begin

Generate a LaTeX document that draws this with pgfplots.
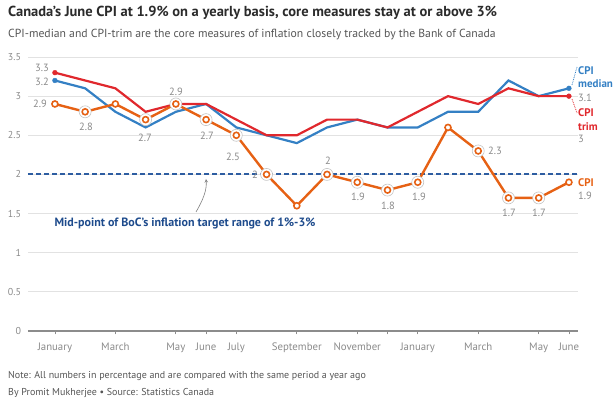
\documentclass[border=0pt]{standalone}
\usepackage{pgfplots}
\pgfplotsset{compat=1.18}
\usepackage{fontspec}
\setmainfont{PT Sans}
\definecolor{cpi}{HTML}{E66114}
\definecolor{med}{HTML}{3480C4}
\definecolor{trimc}{HTML}{E0282D}
\definecolor{navy}{HTML}{1E4B8C}
\definecolor{dashblue}{HTML}{2D5DA1}
\definecolor{titlec}{HTML}{2B2B2B}
\definecolor{subc}{HTML}{555555}
\definecolor{labelgray}{HTML}{8A8A8A}
\definecolor{axisgray}{HTML}{8C8C8C}
\definecolor{gridgray}{HTML}{E2E2E2}
\definecolor{halo}{HTML}{C4C4C4}
\begin{document}
\begin{tikzpicture}[x=1pt,y=1pt]
\useasboundingbox (0,0) rectangle (616,398);
\begin{axis}[
  at={(28pt,67pt)}, anchor=south west, scale only axis,
  width=550pt, height=274pt,
  xmin=-0.89, xmax=17.3, ymin=0, ymax=3.5,
  axis x line*=bottom, axis y line*=left,
  x axis line style={draw=axisgray, line width=1.1pt, -},
  y axis line style={draw=none},
  ytick={0,0.5,1,1.5,2,2.5,3,3.5},
  ymajorgrids, grid style={gridgray, line width=0.8pt},
  ytick style={draw=none},
  yticklabel style={font=\fontsize{10}{10}\selectfont, text=labelgray},
  /pgf/number format/assume math mode=true,
  xtick={0,2,4,5,6,8,10,11,12,14,16,17},
  xticklabels={January,March,May,June,July,September,November,,January,March,May,June},
  xtick style={draw=axisgray, line width=0.8pt},
  tick align=outside, major tick length=3.5pt,
  xticklabel style={font=\fontsize{10.8}{10.8}\selectfont, text=labelgray, yshift=-5pt},
  clip=false,
]
\addplot[dashblue, line width=2.1pt, dash pattern=on 5pt off 3pt] coordinates {(-0.89,2) (17.3,2)};
\addplot[med, line width=2.2pt] coordinates {
(0,3.2) (1,3.1) (2,2.8) (3,2.6) (4,2.8) (5,2.9) (6,2.6) (7,2.5) (8,2.4) (9,2.6) (10,2.7) (11,2.6) (12,2.6) (13,2.8) (14,2.8) (15,3.2) (16,3.0) (17,3.1)};
\addplot[only marks, mark=*, mark size=2.4pt, med] coordinates {(0,3.2) (17,3.1)};
\addplot[trimc, line width=2.2pt] coordinates {
(0,3.3) (1,3.2) (2,3.1) (3,2.8) (4,2.9) (5,2.9) (6,2.7) (7,2.5) (8,2.5) (9,2.7) (10,2.7) (11,2.6) (12,2.8) (13,3.0) (14,2.9) (15,3.1) (16,3.0) (17,3.0)};
\addplot[only marks, mark=*, mark size=2.4pt, trimc] coordinates {(0,3.3) (17,3.0)};
\addplot[only marks, mark=*, mark size=6pt, mark options={draw=halo, fill=white, line width=0.6pt}] coordinates {
(1,2.8) (3,2.7) (4,2.9) (5,2.7) (6,2.5) (7,2.0) (9,2.0) (10,1.9) (11,1.8) (12,1.9) (14,2.3) (15,1.7) (16,1.7)};
\addplot[cpi, line width=2.4pt, mark=*, mark size=3pt, mark options={fill=white, draw=cpi, line width=1.6pt}] coordinates {
(0,2.9) (1,2.8) (2,2.9) (3,2.7) (4,2.9) (5,2.7) (6,2.5) (7,2.0) (8,1.6) (9,2.0) (10,1.9) (11,1.8) (12,1.9) (13,2.6) (14,2.3) (15,1.7) (16,1.7) (17,1.9)};
\end{axis}
\begin{scope}[yshift=398pt, y=-1pt]
\node[anchor=base west, inner sep=0, font=\bfseries\fontsize{14.5}{14.5}\selectfont, text=titlec] at (8,17) {Canada's June CPI at 1.9\% on a yearly basis, core measures stay at or above 3\%};
\node[anchor=base west, inner sep=0, font=\fontsize{11.7}{11.7}\selectfont, text=subc] at (8,37.5) {CPI-median and CPI-trim are the core measures of inflation closely tracked by the Bank of Canada};
\begin{scope}[every node/.style={font=\fontsize{10.5}{10.5}\selectfont, text=labelgray, inner sep=0}]
\node at (42,68) {3.3};
\node at (42,82) {3.2};
\node at (40,104) {2.9};
\node at (86,127) {2.8};
\node at (145,138) {2.7};
\node at (176,92) {2.9};
\node at (207,136) {2.7};
\node at (233,157) {2.5};
\node at (255,175) {2};
\node at (328,161) {2};
\node at (358,197) {1.9};
\node at (388,206) {1.8};
\node at (419,197) {1.9};
\node at (495,151) {2.3};
\node at (509,213) {1.7};
\node at (539,213) {1.7};
\node[anchor=west] at (578,98) {3.1};
\node[anchor=west] at (578,139) {3};
\node[anchor=west] at (578,196) {1.9};
\end{scope}
\begin{scope}[every node/.style={font=\bfseries\fontsize{11}{11}\selectfont, inner sep=0, anchor=west}]
\node[text=med] at (578,71) {CPI};
\node[text=med] at (578,84) {median};
\node[text=trimc] at (578,113) {CPI};
\node[text=trimc] at (578,127) {trim};
\node[text=cpi] at (578,183) {CPI};
\end{scope}
\draw[med, densely dotted, line width=0.8pt] (572,85) -- (577,67);
\draw[trimc, densely dotted, line width=0.8pt] (572,99) -- (577,113);
\node[font=\bfseries\fontsize{12}{12}\selectfont, text=navy, inner sep=0] at (185,223) {Mid-point of BoC's inflation target range of 1\%-3\%};
\draw[->, >=stealth, gray, line width=0.6pt] (196,212) .. controls (203,200) and (207,190) .. (206,179);
\node[anchor=base west, inner sep=0, font=\fontsize{10}{10}\selectfont, text=subc] at (8,379) {Note: All numbers in percentage and are compared with the same period a year ago};
\node[anchor=base west, inner sep=0, font=\fontsize{10}{10}\selectfont, text=subc] at (8,396) {By Promit Mukherjee \textbullet{} Source: Statistics Canada};
\end{scope}
\end{tikzpicture}
\end{document}
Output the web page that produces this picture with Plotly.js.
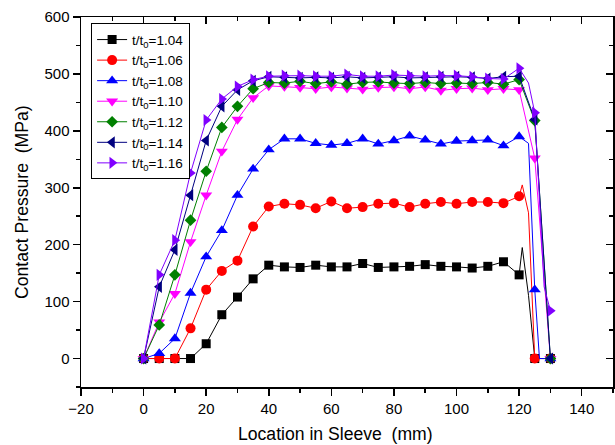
<!DOCTYPE html>
<html>
<head>
<meta charset="utf-8">
<script src="https://cdn.plot.ly/plotly-3.0.1.min.js"></script>
<style>html,body{margin:0;padding:0;background:#fff;}#chart{width:615px;height:445px;}</style>
</head>
<body>
<div id="chart"></div>
<script>
// Location in sleeve (mm) and contact pressure (MPa) for each thickness ratio
const labels = ["1.04", "1.06", "1.08", "1.10", "1.12", "1.14", "1.16"];

const x104 = [0,5,10,15,20,25,30,35,40,45,50,55,60,65,70,75,80,85,90,95,100,105,110,115,120,121,123,125,130];
const y104 = [0,0,0,0,26,77,108,140,164,161,160,164,161,161,167,160,161,162,165,162,161,159,162,170,147,195,111,0,0];

const x106 = [0,5,10,15,20,25,30,35,40,45,50,55,60,65,70,75,80,85,90,95,100,105,110,115,120,121,123,125,130];
const y106 = [0,0,0,53,121,154,172,232,267,272,270,264,276,264,266,272,273,266,272,275,272,275,275,273,285,305,256,0,0];

const x108 = [0,5,10,15,20,25,30,35,40,45,50,55,60,65,70,75,80,85,90,95,100,105,110,115,120,123,125,126.5,130];
const y108 = [0,9,35,115,179,225,287,333,367,386,386,378,375,378,386,377,383,391,384,377,382,383,384,374,390,378,121,0,0];

const x110 = [0,5,10,15,20,25,30,35,40,45,50,55,60,65,70,75,80,85,90,95,100,105,110,115,120,125,130];
const y110 = [0,64,114,205,287,364,420,458,479,478,476,474,477,475,473,476,477,474,477,471,474,475,472,474,472,352,0];

const x112 = [0,5,10,15,20,25,30,35,40,45,50,55,60,65,70,75,80,85,90,95,100,105,110,115,120,125,130];
const y112 = [0,59,147,243,329,406,443,474,485,484,487,483,486,482,485,486,484,483,485,483,484,483,485,482,490,418,0];

const x114 = [0,5,10,15,20,25,30,35,40,45,50,55,60,65,70,75,80,85,90,95,100,105,110,115,120,125,130];
const y114 = [0,126,191,287,383,443,472,488,495,494,493,494,493,495,493,494,495,493,494,495,495,494,492,495,496,420,0];

const x116 = [0,5,10,15,20,25,30,35,40,45,50,55,60,65,70,75,80,85,90,95,100,105,110,115,120,123,125,128,130];
const y116 = [0,147,208,326,419,456,478,490,496,497,497,496,496,499,496,496,498,497,496,497,497,495,492,491,510,484,432,126,84];

const xs = [x104, x106, x108, x110, x112, x114, x116];
const ys = [y104, y106, y108, y110, y112, y114, y116];
const colors = ["#000000", "#FF0000", "#0000FF", "#FF00FF", "#008000", "#000080", "#8000FF"];
const symbols = ["square", "circle", "triangle-up", "triangle-down", "diamond", "triangle-left", "triangle-right"];
const msizes = [9, 10, 10.5, 10.5, 9, 10.5, 10.5];

const traces = xs.map((xv, i) => ({
  type: "scatter",
  mode: "lines+markers",
  x: xv,
  y: ys[i],
  name: "t/t<sub>0</sub>=" + labels[i],
  line: {color: colors[i], width: 1},
  marker: {
    // markers only on the 5 mm stations; intermediate line points stay unmarked
    color: xv.map(v => (v % 5 === 0 ? colors[i] : "rgba(0,0,0,0)")),
    symbol: symbols[i],
    size: msizes[i],
    line: {width: 0}
  },
  cliponaxis: false
}));

// dummy trace to create mirrored top/right axes
traces.push({x: [null], y: [null], xaxis: "x2", yaxis: "y2", showlegend: false, hoverinfo: "skip"});

const fam = "Liberation Sans, Arial, sans-serif";
const axFont = {family: fam, size: 15, color: "#000"};
const layout = {
  width: 615,
  height: 445,
  margin: {l: 81, r: 2, t: 17, b: 58},
  paper_bgcolor: "#fff",
  plot_bgcolor: "#fff",
  font: {family: fam, color: "#000"},
  showlegend: true,
  legend: {
    x: 0.019, y: 0.983, xanchor: "left", yanchor: "top",
    bordercolor: "#000", borderwidth: 1, bgcolor: "#fff",
    font: {family: fam, size: 13.5, color: "#000"},
    tracegroupgap: 0
  },
  xaxis: {
    range: [-20, 150], tick0: 0, dtick: 20, ticks: "outside", ticklen: 7, tickwidth: 1.5, tickcolor: "#000",
    minor: {dtick: 10, ticks: "outside", ticklen: 4, tickwidth: 1.5, tickcolor: "#000"},
    showline: true, linecolor: "#000", linewidth: 1.5, showgrid: false, zeroline: false,
    tickfont: axFont
  },
  yaxis: {
    range: [-50, 600], tick0: 0, dtick: 100, ticks: "outside", ticklen: 7, tickwidth: 1.5, tickcolor: "#000",
    minor: {dtick: 50, ticks: "outside", ticklen: 4, tickwidth: 1.5, tickcolor: "#000"},
    showline: true, linecolor: "#000", linewidth: 1.5, showgrid: false, zeroline: false,
    tickfont: axFont
  },
  xaxis2: {
    overlaying: "x", side: "top", range: [-20, 150], tick0: 0, dtick: 20, ticks: "inside", ticklen: 7, tickwidth: 1.5, tickcolor: "#000",
    minor: {dtick: 10, ticks: "inside", ticklen: 4, tickwidth: 1.5, tickcolor: "#000"},
    showticklabels: false, showline: true, linecolor: "#000", linewidth: 1.5, showgrid: false, zeroline: false
  },
  yaxis2: {
    overlaying: "y", side: "right", range: [-50, 600], tick0: 0, dtick: 100, ticks: "inside", ticklen: 7, tickwidth: 1.5, tickcolor: "#000",
    minor: {dtick: 50, ticks: "inside", ticklen: 4, tickwidth: 1.5, tickcolor: "#000"},
    showticklabels: false, showline: true, linecolor: "#000", linewidth: 1.5, showgrid: false, zeroline: false
  },
  annotations: [
    {text: "Location in Sleeve  (mm)", xref: "paper", yref: "paper", x: 0.479, y: -0.127,
     xanchor: "center", yanchor: "middle", showarrow: false, font: {family: fam, size: 17.6, color: "#000"}},
    {text: "Contact Pressure  (MPa)", xref: "paper", yref: "paper", x: -0.111, y: 0.5, textangle: -90,
     xanchor: "center", yanchor: "middle", showarrow: false, font: {family: fam, size: 17.6, color: "#000"}}
  ]
};

Plotly.newPlot("chart", traces, layout, {displayModeBar: false, staticPlot: true});
</script>
</body>
</html>
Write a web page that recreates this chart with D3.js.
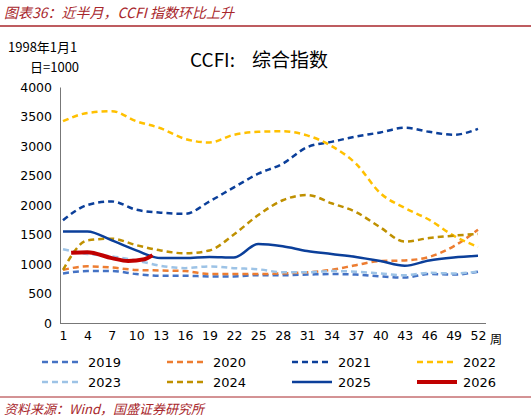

end

> The exercise
Lines containing the word "page" are to be counted in the listing; state their number alone.

> Answer
2